Note - In addition to these generic storage options, see Hot Spare Pools for more information about using Solaris Volume Manager to support redundant devices.

Performance Issues

General Performance Guidelines

When you design your storage configuration, consider the following performance guidelines:

• Striping generally has the best performance, but striping offers no data redundancy. For write-intensive applications, RAID 1 volumes generally have better performance than RAID 5 volumes.

• RAID 1 and RAID 5 volumes both increase data availability, but both volume types generally have lower performance for write operations. Mirroring does improve random read performance.

• RAID 5 volumes have a lower hardware cost than RAID 1 volumes, while RAID 0 volumes have no additional hardware cost.

• Identify the most frequently accessed data, and increase access bandwidth to that data with mirroring or striping.

• Both stripes and RAID 5 volumes distribute data across multiple disk drives and help balance the I/O load.

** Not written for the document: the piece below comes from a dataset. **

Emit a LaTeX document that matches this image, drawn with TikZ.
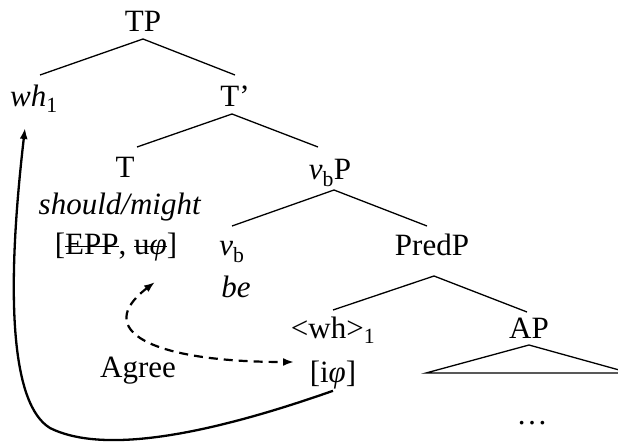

• Use available performance monitoring capabilities and generic tools such as the iostat command to identify the most frequently accessed data. Once identified, the access bandwidth to this data can be increased using striping, RAID 1 volumes or RAID 5 volumes.

• The performance of soft partitions can degrade when the soft partition size is changed multiple times.

• RAID 5 volume performance is lower than stripe performance for write operations. This performance penalty results from the multiple I/O operations required to calculate and store the RAID 5 volume parity.

• For raw random I/O reads, the stripe and the RAID 5 volume are comparable. Both the stripe and RAID 5 volumes split the data across multiple disks. RAID 5 volume parity calculations are not a factor in reads except after a slice failure.

• For raw random I/O writes, the stripe is superior to RAID 5 volumes.

Optimizing for Random I/O and Sequential I/O

This section explains Solaris Volume Manager strategies for optimizing your particular configuration.

If you do not know if sequential I/O or random I/O predominates on the Solaris Volume Manager volumes you are creating, do not implement these performance tuning tips. These tips can degrade performance if the tips are improperly implemented.

The following optimization suggestions assume that you are optimizing a RAID 0 volume. In general, you would want to optimize a RAID 0 volume, then mirror that volume to provide both optimal performance and to provide data redundancy.

Random I/O

In a random I/O environment, such as an environment used for databases and general-purpose file servers, all disks should spend equal amounts of time servicing I/O requests.

For example, assume that you have 40 Gbytes of storage for a database application. If you stripe across four 10 Gbyte disk spindles, and if the I/O is random and evenly dispersed across the volume, then each of the disks will be equally busy, which generally improves performance.

The target for maximum random I/O performance on a disk is 35 percent or lower usage, as reported by the iostat command. Disk use in excess of 65 percent on a typical basis is a problem. Disk use in excess of 90 percent is a significant problem. The solution to having disk use values that are too high is to create a new RAID 0 volume with more disks (spindles).

Note - Simply attaching additional disks to an existing volume cannot improve performance. You must create a new volume with the ideal parameters to optimize performance.

The interlace size of the stripe does not matter because you just want to spread the data across all the disks. Any interlace value greater than the typical I/O request will do.

Sequential Access I/O

You can optimize the performance of your configuration to take advantage of a sequential I/O environment, such as DBMS servers that are dominated by full table scans and NFS servers in very data-intensive environments, by setting the interlace value low relative to the size of the typical I/O request.

For example, assume a typical I/O request size of 256 Kbyte and striping across four spindles. A good choice for stripe unit size in this example would be: 256 Kbyte / 4 = 64 Kbyte, or smaller.

This strategy ensures that the typical I/O request is spread across multiple disk spindles, thus increasing the sequential bandwidth.

Note - Seek time and rotation time are practically zero in the sequential case. When you optimize sequential I/O, the internal transfer rate of a disk is most important.

In sequential applications, the typical I/O size is usually large, meaning more than 128 Kbytes or even more than 1 Mbyte. Assume an application with a typical I/O request size of 256 Kbytes and assume striping across 4 disk spindles. 256 Kbytes / 4 = 64 Kbytes. So, a good choice for the interlace size would be 32 to 64 Kbyte.